Really great algorithm regardless!
Visually correct alpha blending requires all blended pixels to be known at the blend time but the way real time graphic pipelines work is too lossy to achieve that. Intermediate pixel are lost on each fragment step.
In current game engines, when a semi-transparent object is rendered, it can only know the previous blended state of the pixel it is writing into. So instead of being able to do something like `blend(p1, p2, p3, p4, ...)`, you work around it with a blend model that looks like `blend(..., blend(p4, blend(p3, blend(p2, p1))))`. A common working (partially) solution uses a linked list of pixel colors, encoded in a texture (src: NVidia RnD) to be able to preserve these colors until the final image is rendered. It is still costly in terms of computation and space. There are other solutions but each has its own, unavoidable drawbacks.
So I figured as a newbie, maybe this hash table can store pixel location as key and a linked list of colors as value to mitigate for the computation cost of NVidia's algorithm. The space cost is still there though. Or maybe I'm entirely wrong.
Especially at around 15:06 they make a great argument that above a certain limit, the net effect of additional pixels is minimal (because they will be blended behind a significant fraction of the whole picture, so just mushing together a few semi-transparent pixels at the _back_ of the stack is reasonable).
The problem is getting each pixel's data as small as possible so the texture doesn't overflow the limits of texture sizes in GPUs - typically mobile devices have a limit of 128 bits per pixel in texture sizes. Also, mobile devices don't really have enough GPU RAM to do this kind of order independent transparency on the 4x anti-aliased framebuffer.

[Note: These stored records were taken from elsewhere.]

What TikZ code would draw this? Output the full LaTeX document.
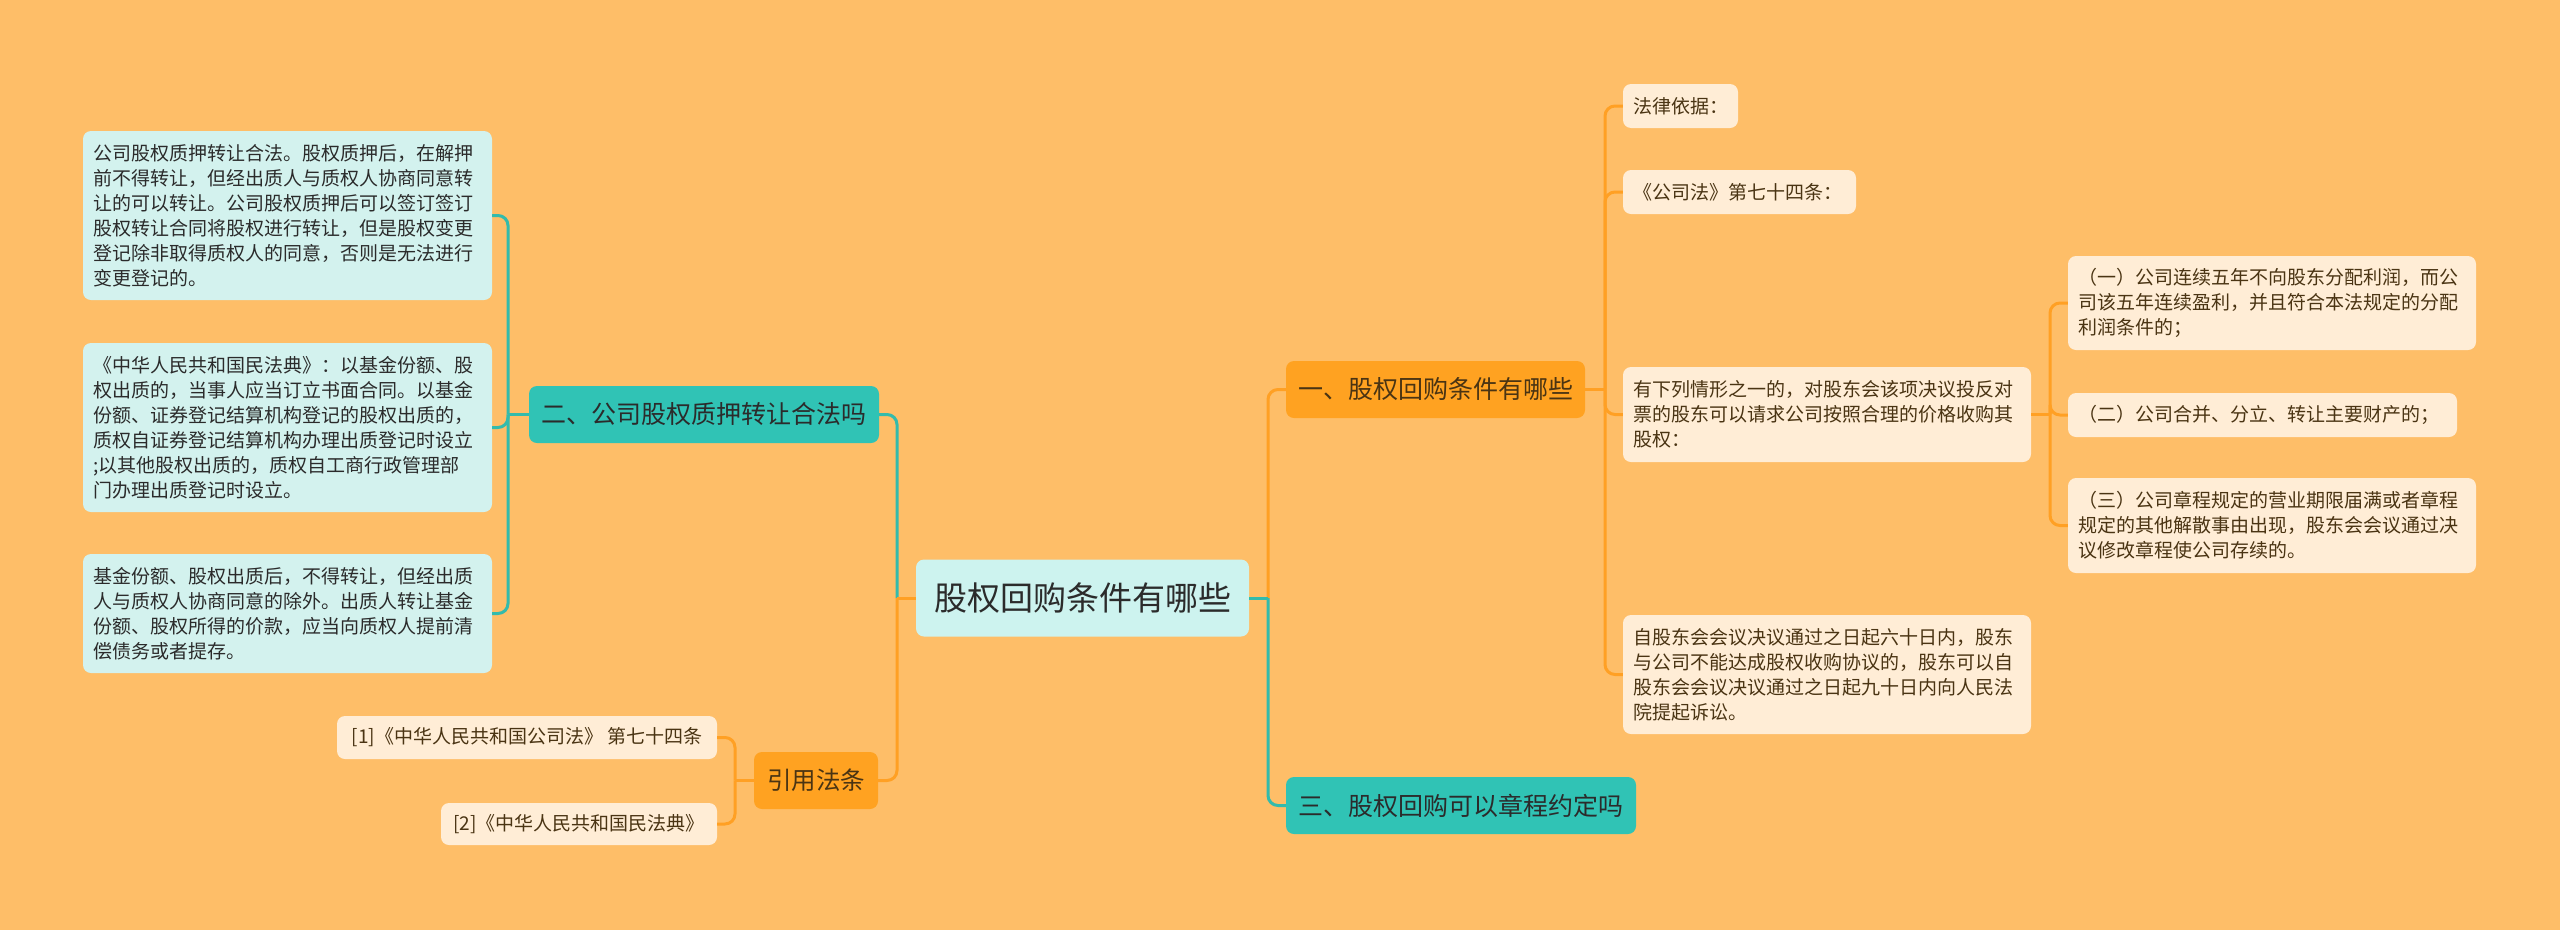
\documentclass[tikz,border=0pt]{standalone}
\usepackage{fontspec}
\newfontfamily\cjk{Noto Sans CJK SC}
\definecolor{bgc}{HTML}{FEBE68}
\definecolor{tealc}{HTML}{30C3B5}
\definecolor{rootfill}{HTML}{CDF3EF}
\definecolor{leafcyan}{HTML}{D3F2EE}
\definecolor{orangec}{HTML}{FFA221}
\definecolor{cream}{HTML}{FFEDD6}
\definecolor{textdark}{HTML}{2B2B2B}
\definecolor{textbrown}{HTML}{4A3413}
\definecolor{tline}{HTML}{33BBAC}
\definecolor{oline}{HTML}{FFA024}
\tikzset{
  boxbase/.style={rounded corners=8, inner xsep=10, inner ysep=0, font=\cjk},
  rootbox/.style={boxbase, fill=rootfill, text=textdark, align=center, font=\cjk\fontsize{33}{40}\selectfont},
  tealbox/.style={boxbase, fill=tealc, text=textdark, align=center, font=\cjk\fontsize{25}{30}\selectfont},
  orangebox/.style={boxbase, fill=orangec, text=textbrown, align=center, font=\cjk\fontsize{25}{30}\selectfont},
  cyanleaf/.style={boxbase, fill=leafcyan, text=textdark, align=left, font=\cjk\fontsize{19}{25}\selectfont},
  creamleaf/.style={boxbase, fill=cream, text=textbrown, align=left, font=\cjk\fontsize{19}{25}\selectfont},
  creamref/.style={boxbase, fill=cream, text=textbrown, align=center, font=\cjk\fontsize{19}{25}\selectfont},
  tl/.style={draw=tline, line width=3},
  ol/.style={draw=oline, line width=3},
  rc/.style={rounded corners=10},
}
\begin{document}
\begin{tikzpicture}[x=1pt,y=-1pt]
\fill[bgc] (0,0) rectangle (2560,930);
\useasboundingbox (0,0) rectangle (2560,930);

% junction coordinates
\coordinate (rootL) at (897,598);
\coordinate (rootR) at (1268,598);
\coordinate (n2J) at (508,414.5);
\coordinate (refJ) at (735,780.5);
\coordinate (n1J) at (1605,389.5);
\coordinate (c2J) at (2050,414.5);

% central and main nodes
\node[rootbox, minimum width=333, minimum height=77] (root) at (1082.5,598) {股权回购条件有哪些};
\node[tealbox, minimum width=350, minimum height=57] (n2) at (704,414.5) {二、公司股权质押转让合法吗};
\node[orangebox, minimum width=299, minimum height=57] (n1) at (1435.5,389.5) {一、股权回购条件有哪些};
\node[tealbox, minimum width=350, minimum height=57] (n3) at (1461,805.5) {三、股权回购可以章程约定吗};
\node[orangebox, minimum width=124, minimum height=57, font=\cjk\fontsize{24.5}{30}\selectfont] (nref) at (816,780.5) {引用法条};

% left leaves
\node[cyanleaf, text width=389, minimum height=169] (l1) at (287.5,215.5) {公司股权质押转让合法。股权质押后，在解押\\前不得转让，但经出质人与质权人协商同意转\\让的可以转让。公司股权质押后可以签订签订\\股权转让合同将股权进行转让，但是股权变更\\登记除非取得质权人的同意，否则是无法进行\\变更登记的。};
\node[cyanleaf, text width=389, minimum height=169] (l2) at (287.5,427.5) {《中华人民共和国民法典》：以基金份额、股\\权出质的，当事人应当订立书面合同。以基金\\份额、证券登记结算机构登记的股权出质的，\\质权自证券登记结算机构办理出质登记时设立\\;以其他股权出质的，质权自工商行政管理部\\门办理出质登记时设立。};
\node[cyanleaf, text width=389, minimum height=119] (l3) at (287.5,613.5) {基金份额、股权出质后，不得转让，但经出质\\人与质权人协商同意的除外。出质人转让基金\\份额、股权所得的价款，应当向质权人提前清\\偿债务或者提存。};

% references
\node[creamref, minimum width=380, minimum height=43] (r1) at (527,737.5) {[1]《中华人民共和国公司法》 第七十四条};
\node[creamref, minimum width=276, minimum height=42] (r2) at (579,824) {[2]《中华人民共和国民法典》};

% right children of n1
\node[creamleaf, text width=95, minimum height=44] (c0) at (1680.5,106) {法律依据：};
\node[creamleaf, text width=213, minimum height=44] (c1) at (1739.5,192) {《公司法》第七十四条：};
\node[creamleaf, text width=388, minimum height=95] (c2) at (1827,414.5) {有下列情形之一的，对股东会该项决议投反对\\票的股东可以请求公司按照合理的价格收购其\\股权：};
\node[creamleaf, text width=388, minimum height=119] (c3) at (1827,674.5) {自股东会会议决议通过之日起六十日内，股东\\与公司不能达成股权收购协议的，股东可以自\\股东会会议决议通过之日起九十日内向人民法\\院提起诉讼。};

% children of c2
\node[creamleaf, text width=388, minimum height=94] (d1) at (2272,303) {（一）公司连续五年不向股东分配利润，而公\\司该五年连续盈利，并且符合本法规定的分配\\利润条件的；};
\node[creamleaf, text width=369, minimum height=44] (d2) at (2262.5,415) {（二）公司合并、分立、转让主要财产的；};
\node[creamleaf, text width=388, minimum height=95] (d3) at (2272,525.5) {（三）公司章程规定的营业期限届满或者章程\\规定的其他解散事由出现，股东会会议通过决\\议修改章程使公司存续的。};

% connectors: root left
\draw[tl] (root.west) -- (rootL);
\draw[tl,rc] (rootL) |- (n2.east);
\draw[ol] (root.west) -- (rootL);
\draw[ol,rc] (rootL) |- (nref.east);
% root right
\draw[ol] (root.east) -- (rootR);
\draw[ol,rc] (rootR) |- (n1.west);
\draw[tl] (root.east) -- (rootR);
\draw[tl,rc] (rootR) |- (n3.west);

% n2 leaves
\draw[tl] (n2.west) -- (n2J);
\draw[tl,rc] (n2J) |- (l1.east);
\draw[tl,rc] (n2J) |- (l2.east);
\draw[tl,rc] (n2J) |- (l3.east);

% references
\draw[ol] (nref.west) -- (refJ);
\draw[ol,rc] (refJ) |- (r1.east);
\draw[ol,rc] (refJ) |- (r2.east);

% n1 children
\draw[ol] (n1.east) -- (n1J);
\draw[ol,rc] (n1J) |- (c0.west);
\draw[ol,rc] (n1J) |- (c1.west);
\draw[ol,rc] (n1J) |- (c2.west);
\draw[ol,rc] (n1J) |- (c3.west);

% c2 children
\draw[ol] (c2.east) -- (c2J);
\draw[ol,rc] (c2J) |- (d1.west);
\draw[ol,rc] (c2J) |- (d2.west);
\draw[ol,rc] (c2J) |- (d3.west);
\end{tikzpicture}
\end{document}
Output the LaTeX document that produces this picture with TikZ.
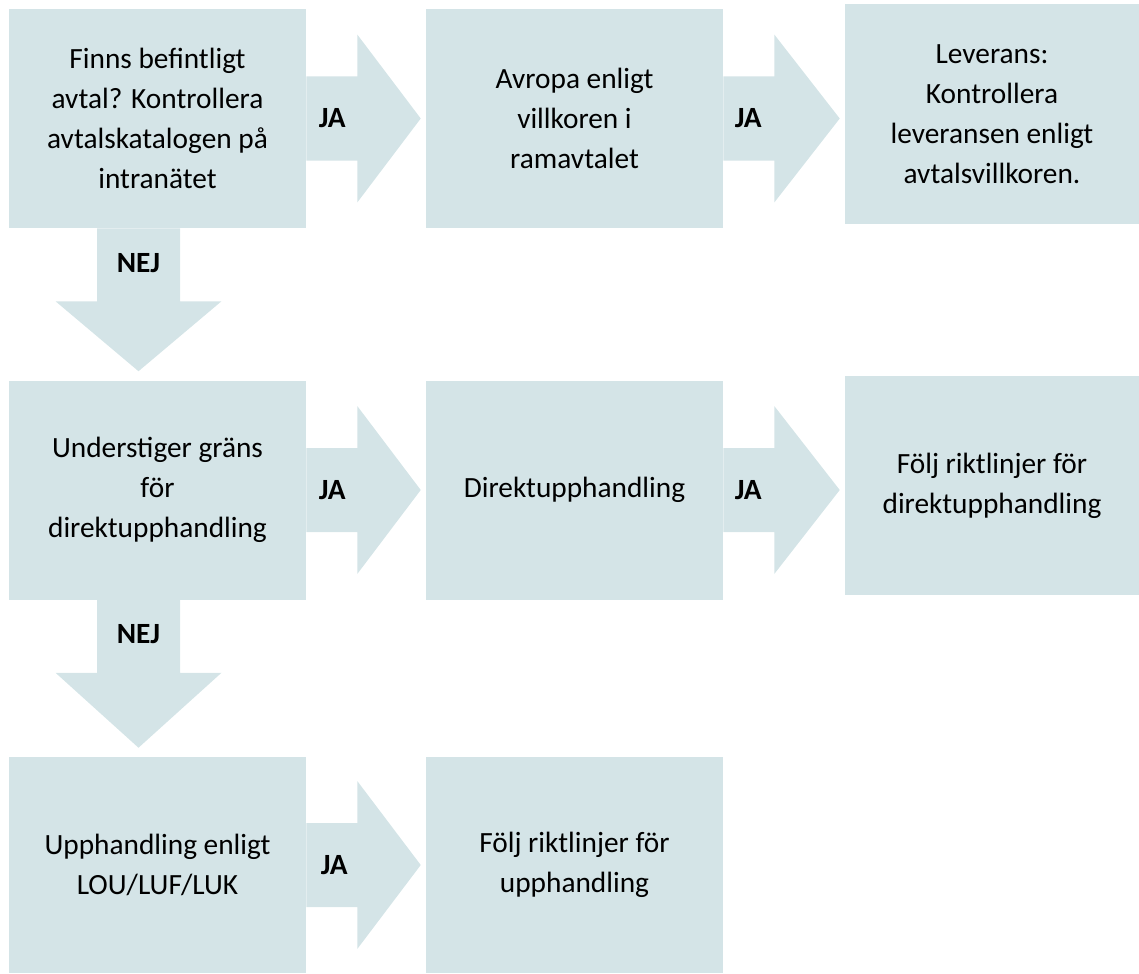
\documentclass[tikz,border=0pt]{standalone}
\usepackage{fontspec}
\setmainfont{Carlito}
\usetikzlibrary{calc}
\definecolor{rutfarg}{RGB}{212,228,231}

% block arrow to the right, from box #1 towards box #2
\newcommand{\pilhoger}[2]{%
  \fill[pil] ($(#1.east)+(0,-42)$) -- ++(51,0) -- ++(0,-42)
    -- ($(#1.east -| #2.west)+(-5,0)$) -- ($(#1.east)+(51,84)$) -- ++(0,-42)
    -- ($(#1.east)+(0,42)$) -- cycle;}
% block arrow downwards, from box #1 towards box #2
\newcommand{\pilned}[2]{%
  \fill[pil] ($(#1.south)+(-60.5,0)$) -- ++(0,73) -- ++(-41.5,0)
    -- ($(#2.north)+(-19,-9)$) -- ($(#1.south)+(64,73)$) -- ++(-41.5,0)
    -- ($(#1.south)+(22.5,0)$) -- cycle;}

\begin{document}
\begin{tikzpicture}[x=0.75pt,y=-0.75pt, % pixel units, y downwards
  ruta/.style={fill=rutfarg,inner sep=0pt,minimum width=222.75pt,
    minimum height=164.25pt,align=center,font=\fontsize{22}{30}\selectfont},
  pil/.style={fill=rutfarg},
  svar/.style={font=\fontsize{22}{30}\selectfont\bfseries}]

  \useasboundingbox (0,0) rectangle (1139,974);

  \node[ruta] (finns) at (157.5,118.5) {Finns befintligt\\avtal? Kontrollera\\avtalskatalogen på\\intranätet};
  \node[ruta] (avropa) at (574.5,118.5) {Avropa enligt\\villkoren i\\ramavtalet};
  \node[ruta,minimum width=220.5pt] (leverans) at (992,114) {Leverans:\\Kontrollera\\leveransen enligt\\avtalsvillkoren.};
  \node[ruta] (grans) at (157.5,490) {Understiger gräns\\för\\direktupphandling};
  \node[ruta] (direkt) at (574.5,490) {Direktupphandling};
  \node[ruta,minimum width=220.5pt] (riktdirekt) at (992,485.5) {Följ riktlinjer för\\direktupphandling};
  \node[ruta,minimum height=162pt] (lou) at (157.5,865) {Upphandling enligt\\LOU/LUF/LUK};
  \node[ruta,minimum height=162pt] (riktupph) at (574.5,865) {Följ riktlinjer för\\upphandling};

  \pilhoger{finns}{avropa}
  \pilhoger{avropa}{leverans}
  \pilhoger{grans}{direkt}
  \pilhoger{direkt}{riktdirekt}
  \pilhoger{lou}{riktupph}
  \pilned{finns}{grans}
  \pilned{grans}{lou}

  \node[svar] (ja1) at ($(finns.east)+(26,0)$) {JA};
  \node[svar] (ja2) at ($(avropa.east)+(25,0)$) {JA};
  \node[svar] (ja3) at ($(grans.east)+(26,0)$) {JA};
  \node[svar] (ja4) at ($(direkt.east)+(25,0)$) {JA};
  \node[svar] (ja5) at ($(lou.east)+(28,0)$) {JA};
  \node[svar] (nej1) at ($(finns.south)+(-19,35)$) {NEJ};
  \node[svar] (nej2) at ($(grans.south)+(-19,34)$) {NEJ};

\end{tikzpicture}
\end{document}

After solving the above problems you're ready to spill some pixels into the storage buffer (again, because most pixels on the screen don't have 8 semi-transparent pixels in them, so spilling to overflow for the few ones that do may be faster than trying to keep it all in the texture). Now you're ready to do something like this technique.
> The table uses power-of-two sizes instead of prime numbers because pow2/AND masking is a fast single instruction and the modulo operator is much slower.
I was under the impression that the idea of prime number hash table sizes being faster was shredded a couple decades ago? Maybe by Bob Jenkins?
These days, the preferred solution to this is usually to just use a better hash function without periodicity issues, so the bucketing no longer matters.
“The best hash table sizes are powers of 2. There is no need to do mod a prime (mod is sooo slow!). If you need less than 32 bits, use a bitmask. For example, if you need only 10 bits, do h = (h & hashmask(10));”
If you have more than 32GB of RAM (which is not rare nowadays) you can directly map all 32-bit values into a 32GB chunk of memory and be probably faster than this GPU solution on regular CPUs.
Can someone comment on what sort of latency would be involved in something like this? For example, latency to send to pcie device, latency to react to and manipulate the data in a warp(Nvidia?), and latency to send the data back to the host system?